My maternal grandparents were imigrants from Europe. Grandma immigrated from Austria in 1904 at the age of 16; and Grandpa, as an infant with his family from Poland. Grandma boarded a ship in Germany with a family she barely knew, travelled across the ocean in stearage on the ship to a strange country. Unable to speak english, she landed in Halifax then boarded a train and travelled across Canada, taking days until she arrived in Winnipeg where she was met by distant realitives which she'd never met before.
Can you imagine any of our children/grandchildren managing something like this now- a-days? I cannot!
My only memories of Grandma are from the very last year of her life, when she came to live with us so my mother could care for her. She occupied the second largest bedroom in the house, and pretty much never left the hospital bed she was in. To tell the truth, I remember the buzzer my Dad installed in the room, better than Grandma herself. I was 5 yrs old, and the buzzer seemed like a pretty fun thing, especailly when others than Grandma rang it, and Mom went running!
After Grandma was gone, and I was older, I started to listen to the stories my mother and her siblings told about my grandparents life. Sadly, it wasn't until my own mother was gone, that I truely became interested in my heritage. I kept thinking about the things that a young woman coming to Canada at that age would have experienced, and pretty soon a story was floating around my brain - not about Grandma per se, but about a young woman like her. I even gave her a name - Emilie!
My parents were children during the Great Depression. My Grandmother on Dad's side, died shorthly after delivering her tenth child, leaving my grandfather and his eldest daughter (around 12 0r 13 yrs of age) to raise 9 children, one of them a newborn, and the others a little over a year apart in age.
Growing up, I heard many stories of the depression years, and again I did not appreciate what I was hearing until I was much older... then I wished I would have listened more closely!
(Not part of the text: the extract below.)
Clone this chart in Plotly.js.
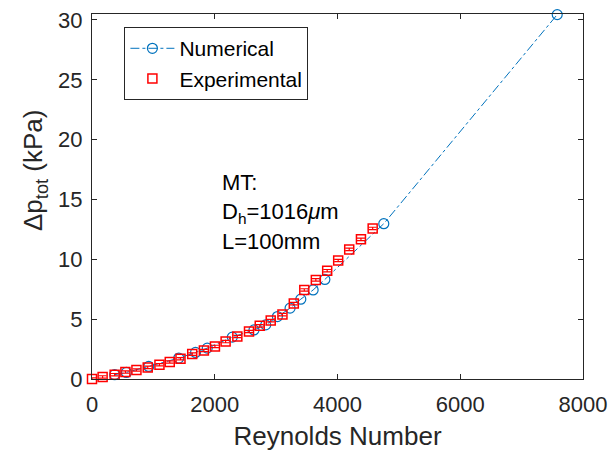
<!DOCTYPE html>
<html>
<head>
<meta charset="utf-8">
<script src="https://cdn.plot.ly/plotly-3.0.1.min.js"></script>
<style>html,body{margin:0;padding:0;background:#fff;}#chart{width:613px;height:458px;}</style>
</head>
<body>
<div id="chart"></div>
<script>
// Numerical (simulation) results
const numRe = [369, 560, 924, 1414, 1687, 1878, 2286, 2639, 2830, 3021, 3227, 3402, 3603, 3794, 4754, 7580];
const numDp = [0.36, 0.55, 1.05, 1.75, 2.22, 2.58, 3.5, 4.1, 4.52, 5.22, 5.92, 6.67, 7.44, 8.32, 12.98, 30.45];

// Experimental results
const expRe = [0, 173, 369, 544, 724, 908, 1099, 1267, 1442, 1633, 1823, 2003, 2177, 2368, 2558, 2733, 2912, 3103, 3288, 3459, 3647, 3832, 4011, 4191, 4382, 4573];
const expDp = [0, 0.17, 0.36, 0.58, 0.75, 0.97, 1.19, 1.42, 1.69, 2.08, 2.38, 2.72, 3.13, 3.55, 3.97, 4.44, 4.88, 5.38, 6.3, 7.44, 8.28, 9.05, 9.9, 10.83, 11.67, 12.58];
const expErr = expDp.map(() => 0.1);

const xTicks = [0, 2000, 4000, 6000, 8000];
const yTicks = [0, 5, 10, 15, 20, 25, 30];

const axisColor = '#262626';
const font = 'Liberation Sans, Arial, Helvetica, sans-serif';

const traces = [
  {
    x: numRe, y: numDp, name: 'Numerical', type: 'scatter', mode: 'lines+markers',
    line: {color: '#0072BD', width: 1, dash: 'dashdot'},
    marker: {symbol: 'circle-open', size: 10, color: '#0072BD', line: {width: 1.2, color: '#0072BD'}},
    cliponaxis: false
  },
  {
    x: expRe, y: expDp, name: 'Experimental', type: 'scatter', mode: 'markers',
    marker: {symbol: 'square-open', size: 9, color: '#FF0000', line: {width: 1.5, color: '#FF0000'}},
    error_y: {type: 'data', array: expErr, visible: true, color: '#FF0000', thickness: 1.2, width: 4},
    cliponaxis: false
  }
];

const layout = {
  width: 613, height: 458,
  margin: {l: 92, r: 30, t: 14, b: 79},
  paper_bgcolor: '#ffffff', plot_bgcolor: '#ffffff',
  font: {family: font, size: 22, color: axisColor},
  showlegend: true,
  legend: {
    x: 0.066, y: 0.964, xanchor: 'left', yanchor: 'top',
    bgcolor: '#ffffff', bordercolor: axisColor, borderwidth: 1,
    font: {family: font, size: 21, color: '#000000'},
    itemwidth: 44, tracegroupgap: 0
  },
  xaxis: {
    range: [0, 8000], tickvals: xTicks, ticktext: xTicks.map(String),
    ticks: 'inside', ticklen: 5, tickcolor: axisColor, mirror: 'ticks',
    showline: true, linecolor: axisColor, linewidth: 1, showgrid: false, zeroline: false,
    tickfont: {size: 22, color: axisColor}, ticklabelstandoff: 6,
    title: {text: 'Reynolds Number', font: {size: 26, color: axisColor}, standoff: 10}
  },
  yaxis: {
    range: [0, 30.5], tickvals: yTicks, ticktext: yTicks.map(String),
    ticks: 'inside', ticklen: 5, tickcolor: axisColor, mirror: 'ticks',
    showline: true, linecolor: axisColor, linewidth: 1, showgrid: false, zeroline: false,
    tickfont: {size: 22, color: axisColor}, ticklabelstandoff: 4
  },
  annotations: [
    {xref: 'paper', yref: 'paper', x: -0.116, y: 0.57, xanchor: 'center', yanchor: 'middle',
     textangle: -90, showarrow: false, text: 'Δp<sub>tot</sub> (kPa)', font: {size: 26, color: axisColor}},
    {xref: 'x', yref: 'y', x: 2080, y: 16.4, xanchor: 'left', yanchor: 'middle', showarrow: false,
     text: 'MT:', font: {size: 22, color: '#000000'}},
    {xref: 'x', yref: 'y', x: 2080, y: 13.9, xanchor: 'left', yanchor: 'middle', showarrow: false,
     text: 'D<sub>h</sub>=1016<i>μ</i>m', font: {size: 22, color: '#000000'}},
    {xref: 'x', yref: 'y', x: 2080, y: 11.5, xanchor: 'left', yanchor: 'middle', showarrow: false,
     text: 'L=100mm', font: {size: 22, color: '#000000'}}
  ]
};

Plotly.newPlot('chart', traces, layout, {displayModeBar: false, staticPlot: true});
</script>
</body>
</html>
Soon I placed Emilie in the depression era, and I found a family of motherless children who needed her love and compassion... even if she could barely speak english... and my novel "Winter Wheat" was born.
Over the next few months, I'd like to share my story with you. I have no idea how long it will take to complete the story this way, but once a week, I'll post a few pages for you to read. I hope you enjoy the story, and I really would welcome your comments along the way, if you care to do that.
So check back next week for the first pages of "Winter Wheat."
About the pictures at the top of this post:
The first picture is of my materal Grandparents, taken on what I believe was their only trip back to the "Old Country". I'm not sure of the date, sometime in the late 40's I think. I look at this picture and realize that I am roughly the same age my Grandmother would have been in this picture.... scary!
The second picture is of my father and some of his siblings, taken during the depressionin 1933. My father is the cheeky lad holding the dog front and center. This picture is one of my favorite pictures of all.